The best of global investors like Warren Buffett and Peter Lynch have eloquently proved that the best way to create wealth in the long run is through focused themes that have a strong logic and strong profit generation potential. While your core portfolio can still be a diversified portfolio, you can allocate about 15-20% of your portfolio monies to sustainable long term themes. This will help you gradually create a more high-powered portfolio.
If you look back at the performance of thematic stocks versus the index during their thematic period, then it is a clear case of outperformance. Take Infosys and Wipro during the late 1990s; take capital goods and power companies in the mid-2000s; take private banks in the last 5 years; take FMCG in the last 1 year. These are all cases of specific themes vastly outperforming the index by a huge margin. That is what you need to add pep to your portfolio.
The normal argument against thematic investing is that it is too risky. That is where your management of risk comes in handy. For example if IT is a theme then a stock like TCS could be a conservative way to play the theme while a mid-cap IT stock will be a more aggressive way to play the theme. The crux of the story is that even within themes you have the facility to classify stocks into high risk, medium risk and low risk.
As mentioned earlier, themes that sustain over a period of time can actually outperform the diversified equity funds. So, even shifting 10-15% of your long term portfolio into specific themes can make a big difference to your portfolio returns in the long run. Thematic investing is not a shift in strategy. Your core strategy is still a diversified approach but themes will add the outperformance to your equity funds.
That is the biggest advantage out here. When you select diversified equity as your theme, the entire universe of stocks is in front of you. What to shortlist and what to track becomes a big challenge. In fact, how to track is a much bigger challenge. That problem is partially resolved in case of thematic funds since your focus will now be on a much smaller set of stocks. You can monitor these stocks very easily and also track changes in these stocks.
Thematic approach is not a static approach. You can approach as direct equities or as indirect equities. You can add themes to your portfolio by adding thematic stocks or even by adding thematic funds. When you add multiple themes, they give you an in-built diversification and reduce the overall risk in getting into thematic portfolios.
At the end of the day, Alpha is what equities are all about. In India, majority of the fund managers are able to beat the index. That is not the case in countries like the US where only 10% of the fund managers beat the index. As Indian markets evolve and finding alpha in diversified equities becomes more difficult, there may be no option but to shift to specific themes in a calibrated way. That will be critical when Alpha becomes harder to come by.
We have all heard of how an investment of Rs.10,000 in Wipro in 1980 would be worth Rs.450 crore today. A small investment in Eicher Motors in 2001 would have multiplied nearly 1900 times in the last 17 years. That is the power of themes. A diversified approach cannot help you to identify the big disruptions. That is only possible when you adopt a thematic approach.

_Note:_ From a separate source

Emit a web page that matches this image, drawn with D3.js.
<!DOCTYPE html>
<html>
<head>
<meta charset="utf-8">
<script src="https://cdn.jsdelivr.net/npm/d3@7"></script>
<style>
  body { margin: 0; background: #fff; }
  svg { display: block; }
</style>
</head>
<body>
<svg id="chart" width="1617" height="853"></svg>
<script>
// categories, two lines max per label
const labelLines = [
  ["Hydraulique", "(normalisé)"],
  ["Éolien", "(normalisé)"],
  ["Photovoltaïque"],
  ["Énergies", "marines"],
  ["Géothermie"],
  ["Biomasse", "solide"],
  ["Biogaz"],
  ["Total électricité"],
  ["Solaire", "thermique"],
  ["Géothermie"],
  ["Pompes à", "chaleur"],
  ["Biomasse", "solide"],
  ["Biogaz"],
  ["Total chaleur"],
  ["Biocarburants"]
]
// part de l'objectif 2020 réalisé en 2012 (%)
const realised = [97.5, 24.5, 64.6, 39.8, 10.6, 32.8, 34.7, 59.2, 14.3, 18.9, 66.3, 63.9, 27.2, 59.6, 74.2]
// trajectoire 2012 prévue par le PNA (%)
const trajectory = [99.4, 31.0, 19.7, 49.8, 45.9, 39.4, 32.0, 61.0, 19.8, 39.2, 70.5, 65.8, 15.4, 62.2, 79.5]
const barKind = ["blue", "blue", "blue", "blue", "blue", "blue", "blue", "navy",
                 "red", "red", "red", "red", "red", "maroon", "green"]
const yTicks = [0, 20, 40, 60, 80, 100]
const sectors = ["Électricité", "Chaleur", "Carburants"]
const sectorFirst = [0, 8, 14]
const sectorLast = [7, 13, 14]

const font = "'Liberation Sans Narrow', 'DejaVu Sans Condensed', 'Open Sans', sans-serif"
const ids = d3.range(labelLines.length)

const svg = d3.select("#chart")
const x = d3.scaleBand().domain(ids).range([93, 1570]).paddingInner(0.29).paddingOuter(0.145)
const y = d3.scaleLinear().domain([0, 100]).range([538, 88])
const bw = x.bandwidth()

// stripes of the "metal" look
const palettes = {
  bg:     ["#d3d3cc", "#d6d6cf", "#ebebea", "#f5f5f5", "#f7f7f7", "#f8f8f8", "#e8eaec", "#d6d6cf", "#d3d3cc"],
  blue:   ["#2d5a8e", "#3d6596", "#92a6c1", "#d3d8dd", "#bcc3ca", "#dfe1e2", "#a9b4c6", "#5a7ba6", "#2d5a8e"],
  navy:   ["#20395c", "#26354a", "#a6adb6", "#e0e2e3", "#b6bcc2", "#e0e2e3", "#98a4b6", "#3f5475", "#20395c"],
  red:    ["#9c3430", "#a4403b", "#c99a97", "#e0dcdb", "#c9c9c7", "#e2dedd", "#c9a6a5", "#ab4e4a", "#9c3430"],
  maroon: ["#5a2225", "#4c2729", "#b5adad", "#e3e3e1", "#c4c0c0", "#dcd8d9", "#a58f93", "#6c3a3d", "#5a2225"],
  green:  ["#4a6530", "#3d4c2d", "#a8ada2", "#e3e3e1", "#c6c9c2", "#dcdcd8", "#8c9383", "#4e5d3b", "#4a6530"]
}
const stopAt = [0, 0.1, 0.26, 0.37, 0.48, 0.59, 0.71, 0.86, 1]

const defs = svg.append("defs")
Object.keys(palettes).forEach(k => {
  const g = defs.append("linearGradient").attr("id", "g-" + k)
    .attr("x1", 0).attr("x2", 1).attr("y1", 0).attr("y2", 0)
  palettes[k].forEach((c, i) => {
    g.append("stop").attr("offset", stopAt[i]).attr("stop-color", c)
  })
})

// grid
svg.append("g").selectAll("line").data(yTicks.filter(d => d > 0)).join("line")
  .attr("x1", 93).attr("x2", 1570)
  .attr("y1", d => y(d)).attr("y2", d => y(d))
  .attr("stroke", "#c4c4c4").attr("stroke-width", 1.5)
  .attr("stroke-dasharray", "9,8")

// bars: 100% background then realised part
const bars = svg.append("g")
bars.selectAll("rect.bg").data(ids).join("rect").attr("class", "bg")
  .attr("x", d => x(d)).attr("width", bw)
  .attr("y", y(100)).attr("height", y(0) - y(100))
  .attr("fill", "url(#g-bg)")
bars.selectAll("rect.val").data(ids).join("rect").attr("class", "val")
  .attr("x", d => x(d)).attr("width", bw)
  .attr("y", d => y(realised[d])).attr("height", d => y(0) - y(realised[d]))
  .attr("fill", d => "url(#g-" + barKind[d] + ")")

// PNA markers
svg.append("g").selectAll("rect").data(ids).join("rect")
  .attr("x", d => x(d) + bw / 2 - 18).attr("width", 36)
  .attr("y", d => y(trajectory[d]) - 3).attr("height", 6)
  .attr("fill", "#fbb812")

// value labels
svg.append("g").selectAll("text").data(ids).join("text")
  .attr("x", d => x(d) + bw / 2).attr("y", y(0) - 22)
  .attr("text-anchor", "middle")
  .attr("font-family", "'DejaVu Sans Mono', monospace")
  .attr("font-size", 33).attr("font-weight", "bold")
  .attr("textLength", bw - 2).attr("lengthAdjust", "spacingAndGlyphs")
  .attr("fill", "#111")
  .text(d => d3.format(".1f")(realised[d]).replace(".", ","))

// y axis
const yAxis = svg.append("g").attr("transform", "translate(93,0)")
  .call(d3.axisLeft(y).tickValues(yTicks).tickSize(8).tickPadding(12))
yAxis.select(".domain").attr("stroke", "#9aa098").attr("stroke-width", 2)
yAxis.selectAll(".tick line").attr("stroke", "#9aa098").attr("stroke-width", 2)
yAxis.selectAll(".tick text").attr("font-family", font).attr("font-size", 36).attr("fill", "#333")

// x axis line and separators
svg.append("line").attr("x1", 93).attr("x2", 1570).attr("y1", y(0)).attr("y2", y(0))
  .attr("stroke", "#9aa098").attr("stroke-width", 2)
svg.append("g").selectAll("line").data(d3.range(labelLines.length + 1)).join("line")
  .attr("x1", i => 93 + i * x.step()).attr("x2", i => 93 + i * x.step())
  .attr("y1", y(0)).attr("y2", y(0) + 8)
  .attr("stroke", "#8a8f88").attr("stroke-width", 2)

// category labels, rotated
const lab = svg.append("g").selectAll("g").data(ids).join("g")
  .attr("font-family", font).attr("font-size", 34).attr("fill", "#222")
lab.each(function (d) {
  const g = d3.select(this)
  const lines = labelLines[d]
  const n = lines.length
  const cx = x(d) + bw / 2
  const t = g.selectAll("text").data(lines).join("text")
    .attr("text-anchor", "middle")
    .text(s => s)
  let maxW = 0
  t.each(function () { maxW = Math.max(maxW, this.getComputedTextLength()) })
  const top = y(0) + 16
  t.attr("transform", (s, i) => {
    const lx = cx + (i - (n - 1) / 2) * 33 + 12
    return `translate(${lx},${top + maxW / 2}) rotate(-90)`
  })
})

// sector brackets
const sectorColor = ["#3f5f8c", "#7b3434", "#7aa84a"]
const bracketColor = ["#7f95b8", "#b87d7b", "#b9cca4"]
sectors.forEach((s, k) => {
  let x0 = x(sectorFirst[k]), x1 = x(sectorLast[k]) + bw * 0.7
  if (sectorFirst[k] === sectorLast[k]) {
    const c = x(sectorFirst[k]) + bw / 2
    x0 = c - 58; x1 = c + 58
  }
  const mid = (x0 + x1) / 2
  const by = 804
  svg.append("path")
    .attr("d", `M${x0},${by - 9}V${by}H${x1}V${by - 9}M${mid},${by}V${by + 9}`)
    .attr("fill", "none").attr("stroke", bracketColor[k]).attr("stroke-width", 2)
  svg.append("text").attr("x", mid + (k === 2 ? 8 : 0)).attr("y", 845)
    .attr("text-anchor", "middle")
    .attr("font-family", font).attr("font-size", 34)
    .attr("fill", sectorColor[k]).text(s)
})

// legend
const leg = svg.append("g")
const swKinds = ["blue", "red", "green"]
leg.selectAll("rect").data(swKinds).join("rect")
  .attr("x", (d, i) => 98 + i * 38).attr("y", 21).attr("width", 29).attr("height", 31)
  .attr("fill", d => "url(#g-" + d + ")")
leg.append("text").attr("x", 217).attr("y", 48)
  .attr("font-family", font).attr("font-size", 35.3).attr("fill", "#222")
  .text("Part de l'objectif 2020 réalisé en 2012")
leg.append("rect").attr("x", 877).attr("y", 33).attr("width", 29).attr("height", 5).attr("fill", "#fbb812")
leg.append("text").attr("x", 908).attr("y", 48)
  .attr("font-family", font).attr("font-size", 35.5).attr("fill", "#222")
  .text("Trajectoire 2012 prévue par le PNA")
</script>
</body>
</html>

A word of caution here! Thematic investing calls for in-depth understanding of the business models and market prospects and hence an expert opinion is called for. It is a lot more complicated than just investing your money in a diversified equity fund. Also, not all themes fructify into big returns. Lastly, themes may take a long time to deliver returns. It is, therefore, advisable to keep your exposure to thematic investing at less than 15% of your overall portfolio!